Brainstorm time!!! What are the essential practice...
# best-practices
u
Brainstorm time!!! What are the essential practices to adopt for data ingestion pipelines?
s
I'm just going to mention all of your because I already got great feedback from you in the past: @Stéphane Burwash @Matt Menzenski @thomas_briggs @visch @pat_nadolny @aaronsteers @jacob_matson @gary_james @matthew_braddy @magnus_avitsland @jeff_mcmahon @kk @taylor @Henning Holgersen@alexander_butler ... and many more of course!
d
Measuring and estimating data volume and determining ingestion strategy based on that. e.g. full_table vs incremental ingestion, view vs table vs incremental materialization
m
was thinking that too, especially relating to scheduling
d
Monitoring for cost and performance of your warehouse.
RE: least-access - that also applies to source data.
a
Plan for the frequency of data access.

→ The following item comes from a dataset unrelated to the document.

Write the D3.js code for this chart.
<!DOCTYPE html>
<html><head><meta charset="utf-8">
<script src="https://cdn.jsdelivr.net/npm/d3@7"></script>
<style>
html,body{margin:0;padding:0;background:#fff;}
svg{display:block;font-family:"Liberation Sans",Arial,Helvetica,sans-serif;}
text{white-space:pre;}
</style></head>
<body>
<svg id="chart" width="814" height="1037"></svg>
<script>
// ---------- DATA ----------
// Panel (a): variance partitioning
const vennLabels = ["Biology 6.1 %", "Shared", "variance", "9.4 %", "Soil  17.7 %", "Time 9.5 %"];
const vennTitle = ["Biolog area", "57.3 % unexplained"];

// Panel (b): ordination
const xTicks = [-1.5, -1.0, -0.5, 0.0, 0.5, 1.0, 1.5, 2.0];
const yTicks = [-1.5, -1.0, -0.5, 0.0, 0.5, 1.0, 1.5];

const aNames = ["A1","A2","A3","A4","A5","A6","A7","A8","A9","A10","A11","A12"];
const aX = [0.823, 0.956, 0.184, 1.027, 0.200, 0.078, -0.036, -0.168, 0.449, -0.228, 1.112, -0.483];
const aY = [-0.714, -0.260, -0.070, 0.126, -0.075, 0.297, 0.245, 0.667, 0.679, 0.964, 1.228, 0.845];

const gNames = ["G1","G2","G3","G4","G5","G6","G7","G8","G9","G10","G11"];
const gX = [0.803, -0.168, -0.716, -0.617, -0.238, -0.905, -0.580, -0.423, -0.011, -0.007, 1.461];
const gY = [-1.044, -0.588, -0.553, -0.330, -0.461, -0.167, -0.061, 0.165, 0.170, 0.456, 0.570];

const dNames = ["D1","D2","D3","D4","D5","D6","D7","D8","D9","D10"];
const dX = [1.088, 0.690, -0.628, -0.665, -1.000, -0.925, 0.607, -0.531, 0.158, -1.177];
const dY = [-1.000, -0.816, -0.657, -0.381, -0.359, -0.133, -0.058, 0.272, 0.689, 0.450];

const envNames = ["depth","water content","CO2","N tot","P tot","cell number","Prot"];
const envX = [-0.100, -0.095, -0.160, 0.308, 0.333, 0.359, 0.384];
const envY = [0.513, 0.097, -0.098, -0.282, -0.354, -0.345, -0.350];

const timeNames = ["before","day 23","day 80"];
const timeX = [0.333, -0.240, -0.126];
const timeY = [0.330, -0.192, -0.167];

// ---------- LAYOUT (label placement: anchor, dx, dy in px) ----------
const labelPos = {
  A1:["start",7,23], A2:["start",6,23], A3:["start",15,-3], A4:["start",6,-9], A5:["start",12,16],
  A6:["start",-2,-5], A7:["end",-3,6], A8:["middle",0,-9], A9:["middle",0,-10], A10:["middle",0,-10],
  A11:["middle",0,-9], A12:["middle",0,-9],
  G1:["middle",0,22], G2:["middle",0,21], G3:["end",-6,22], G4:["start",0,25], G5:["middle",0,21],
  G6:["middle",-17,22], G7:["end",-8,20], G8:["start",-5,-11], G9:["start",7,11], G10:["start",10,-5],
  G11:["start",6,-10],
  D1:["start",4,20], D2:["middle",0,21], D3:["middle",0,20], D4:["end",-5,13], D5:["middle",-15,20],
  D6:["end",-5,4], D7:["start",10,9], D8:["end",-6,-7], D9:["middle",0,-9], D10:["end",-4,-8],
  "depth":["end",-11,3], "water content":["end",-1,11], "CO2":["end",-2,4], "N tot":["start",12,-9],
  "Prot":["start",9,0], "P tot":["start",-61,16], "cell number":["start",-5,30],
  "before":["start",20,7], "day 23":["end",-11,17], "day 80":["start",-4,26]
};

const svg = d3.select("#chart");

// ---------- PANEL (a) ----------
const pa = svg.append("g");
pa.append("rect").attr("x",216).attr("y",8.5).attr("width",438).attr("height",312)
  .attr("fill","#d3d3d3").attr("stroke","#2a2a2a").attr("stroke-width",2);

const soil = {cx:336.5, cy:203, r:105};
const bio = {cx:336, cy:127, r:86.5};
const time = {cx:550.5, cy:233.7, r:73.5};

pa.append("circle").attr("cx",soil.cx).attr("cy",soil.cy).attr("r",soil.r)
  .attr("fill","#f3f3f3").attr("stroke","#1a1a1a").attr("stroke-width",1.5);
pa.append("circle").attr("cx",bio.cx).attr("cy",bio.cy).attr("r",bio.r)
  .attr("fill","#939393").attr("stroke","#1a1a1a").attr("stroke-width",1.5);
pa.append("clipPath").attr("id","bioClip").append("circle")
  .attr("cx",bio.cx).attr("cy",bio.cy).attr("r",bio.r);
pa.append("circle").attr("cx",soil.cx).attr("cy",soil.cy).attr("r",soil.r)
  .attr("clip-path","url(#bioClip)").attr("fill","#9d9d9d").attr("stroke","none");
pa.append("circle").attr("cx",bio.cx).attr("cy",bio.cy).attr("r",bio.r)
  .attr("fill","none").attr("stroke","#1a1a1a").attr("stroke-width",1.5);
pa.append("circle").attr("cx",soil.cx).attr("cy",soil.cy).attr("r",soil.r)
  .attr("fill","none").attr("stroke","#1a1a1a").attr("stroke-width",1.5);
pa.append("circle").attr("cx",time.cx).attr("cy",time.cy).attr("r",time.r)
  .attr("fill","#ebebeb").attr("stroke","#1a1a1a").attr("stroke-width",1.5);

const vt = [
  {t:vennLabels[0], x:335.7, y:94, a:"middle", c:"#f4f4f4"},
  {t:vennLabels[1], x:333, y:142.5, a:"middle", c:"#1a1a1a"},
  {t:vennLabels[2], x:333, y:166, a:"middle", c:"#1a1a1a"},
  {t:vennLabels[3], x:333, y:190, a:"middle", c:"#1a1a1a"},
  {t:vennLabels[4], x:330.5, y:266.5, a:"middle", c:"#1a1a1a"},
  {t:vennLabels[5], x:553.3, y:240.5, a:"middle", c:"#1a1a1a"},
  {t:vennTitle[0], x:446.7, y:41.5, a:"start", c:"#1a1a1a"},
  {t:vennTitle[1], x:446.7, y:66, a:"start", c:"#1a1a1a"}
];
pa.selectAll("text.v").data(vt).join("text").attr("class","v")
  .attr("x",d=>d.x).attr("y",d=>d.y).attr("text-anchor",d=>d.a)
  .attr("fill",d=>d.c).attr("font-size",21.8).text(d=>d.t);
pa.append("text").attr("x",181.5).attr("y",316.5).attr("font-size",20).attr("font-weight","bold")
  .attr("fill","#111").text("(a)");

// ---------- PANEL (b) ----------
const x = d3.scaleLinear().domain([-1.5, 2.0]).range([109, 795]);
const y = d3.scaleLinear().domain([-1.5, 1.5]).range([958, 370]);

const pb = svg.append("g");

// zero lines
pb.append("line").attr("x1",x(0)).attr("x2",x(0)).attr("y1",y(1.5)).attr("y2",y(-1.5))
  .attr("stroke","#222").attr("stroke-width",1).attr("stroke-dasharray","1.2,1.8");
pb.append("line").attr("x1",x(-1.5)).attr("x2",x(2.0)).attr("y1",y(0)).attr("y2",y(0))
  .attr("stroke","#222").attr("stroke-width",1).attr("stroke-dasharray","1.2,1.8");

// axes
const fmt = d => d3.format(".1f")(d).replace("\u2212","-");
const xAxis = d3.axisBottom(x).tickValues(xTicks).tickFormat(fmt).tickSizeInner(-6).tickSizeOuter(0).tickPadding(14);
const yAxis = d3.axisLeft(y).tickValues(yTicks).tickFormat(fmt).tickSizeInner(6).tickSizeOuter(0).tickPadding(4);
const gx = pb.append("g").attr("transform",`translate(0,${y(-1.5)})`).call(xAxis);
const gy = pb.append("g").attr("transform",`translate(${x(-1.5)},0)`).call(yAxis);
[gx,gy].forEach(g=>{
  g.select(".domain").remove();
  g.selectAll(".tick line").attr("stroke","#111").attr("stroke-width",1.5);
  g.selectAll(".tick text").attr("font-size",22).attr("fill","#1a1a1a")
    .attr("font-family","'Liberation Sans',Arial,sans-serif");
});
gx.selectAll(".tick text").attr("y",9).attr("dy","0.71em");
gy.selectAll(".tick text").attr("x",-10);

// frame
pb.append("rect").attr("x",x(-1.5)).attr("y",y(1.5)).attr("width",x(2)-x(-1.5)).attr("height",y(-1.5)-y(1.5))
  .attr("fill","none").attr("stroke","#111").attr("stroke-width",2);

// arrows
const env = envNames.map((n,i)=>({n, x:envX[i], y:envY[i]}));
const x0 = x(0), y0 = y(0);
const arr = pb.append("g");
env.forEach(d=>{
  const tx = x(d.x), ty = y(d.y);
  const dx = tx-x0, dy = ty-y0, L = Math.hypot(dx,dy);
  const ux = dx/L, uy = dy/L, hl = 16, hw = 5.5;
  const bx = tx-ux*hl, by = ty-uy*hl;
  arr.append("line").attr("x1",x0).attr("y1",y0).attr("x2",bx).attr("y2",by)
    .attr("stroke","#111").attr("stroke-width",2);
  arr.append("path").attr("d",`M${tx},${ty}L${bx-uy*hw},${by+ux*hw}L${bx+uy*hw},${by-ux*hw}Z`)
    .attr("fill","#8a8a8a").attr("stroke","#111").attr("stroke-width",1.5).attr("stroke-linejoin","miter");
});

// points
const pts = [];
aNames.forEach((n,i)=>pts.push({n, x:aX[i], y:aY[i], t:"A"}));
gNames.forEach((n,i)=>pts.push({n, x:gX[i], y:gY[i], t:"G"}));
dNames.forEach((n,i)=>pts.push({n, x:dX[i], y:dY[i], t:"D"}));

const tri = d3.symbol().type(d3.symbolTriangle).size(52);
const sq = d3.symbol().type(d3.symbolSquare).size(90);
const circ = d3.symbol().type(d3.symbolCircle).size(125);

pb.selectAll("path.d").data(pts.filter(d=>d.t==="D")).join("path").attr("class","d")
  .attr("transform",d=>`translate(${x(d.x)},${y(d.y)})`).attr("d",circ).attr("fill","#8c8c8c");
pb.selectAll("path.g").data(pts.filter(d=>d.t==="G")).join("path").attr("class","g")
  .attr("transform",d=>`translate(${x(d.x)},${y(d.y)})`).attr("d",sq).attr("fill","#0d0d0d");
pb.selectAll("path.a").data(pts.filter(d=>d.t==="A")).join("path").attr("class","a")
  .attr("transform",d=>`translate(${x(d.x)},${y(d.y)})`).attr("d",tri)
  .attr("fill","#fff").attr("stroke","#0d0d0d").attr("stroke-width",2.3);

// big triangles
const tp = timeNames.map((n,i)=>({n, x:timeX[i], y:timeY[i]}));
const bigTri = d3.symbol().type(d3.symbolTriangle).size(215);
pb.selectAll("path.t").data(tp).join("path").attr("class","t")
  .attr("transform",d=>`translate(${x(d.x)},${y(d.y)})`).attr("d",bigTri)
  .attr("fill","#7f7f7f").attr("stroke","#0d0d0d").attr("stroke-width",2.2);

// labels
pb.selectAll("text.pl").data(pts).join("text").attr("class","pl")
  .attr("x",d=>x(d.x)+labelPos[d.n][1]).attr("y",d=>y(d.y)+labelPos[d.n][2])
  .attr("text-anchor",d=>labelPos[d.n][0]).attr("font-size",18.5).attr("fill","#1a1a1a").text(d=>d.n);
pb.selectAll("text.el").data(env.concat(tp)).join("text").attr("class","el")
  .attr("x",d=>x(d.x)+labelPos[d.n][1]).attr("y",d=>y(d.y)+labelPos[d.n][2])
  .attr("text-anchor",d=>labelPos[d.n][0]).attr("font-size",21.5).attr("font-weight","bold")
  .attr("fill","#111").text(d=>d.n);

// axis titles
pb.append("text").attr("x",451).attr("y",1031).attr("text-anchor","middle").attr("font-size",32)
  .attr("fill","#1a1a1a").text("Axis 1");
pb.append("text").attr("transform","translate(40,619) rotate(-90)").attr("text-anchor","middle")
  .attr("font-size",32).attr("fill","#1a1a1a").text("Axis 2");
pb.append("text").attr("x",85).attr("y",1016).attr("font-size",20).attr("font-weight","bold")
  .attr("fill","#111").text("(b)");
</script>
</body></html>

I would not store 100s of millions of rows of data directly in the DWH I am planning to only query analytically once a quarter vs keeping it in cold storage and layering an external table for infrequent access at the cost of latency / query time.
j
Good one @alexander_butler - related to that is staffing a team that is running once per day batch vs streaming (or micro batches) is very different.
a
If your data pipelines will feed (even peripherally) customer facing embedded analytics or data apps over your DWH, do not stop at integration testing. Engage in chaos engineering. How does the system behave under unexpected circumstances. Run an EL pipeline where you have a max out the memory or cut network egress during a sample sync or simulate an EC2 spot instance interruption. It sounds difficult but its actually not too bad. But I do work at a software delivery company that enables this without much fuss so there is that 🤷
s
Wow, that's a hell lot of responses! To @alexander_butler your point, I'm a big fan of chaos engineering inside the data world and have written about it more than once. And I think these are my least read pieces 😉 So cool to see that there's progress happening in that area.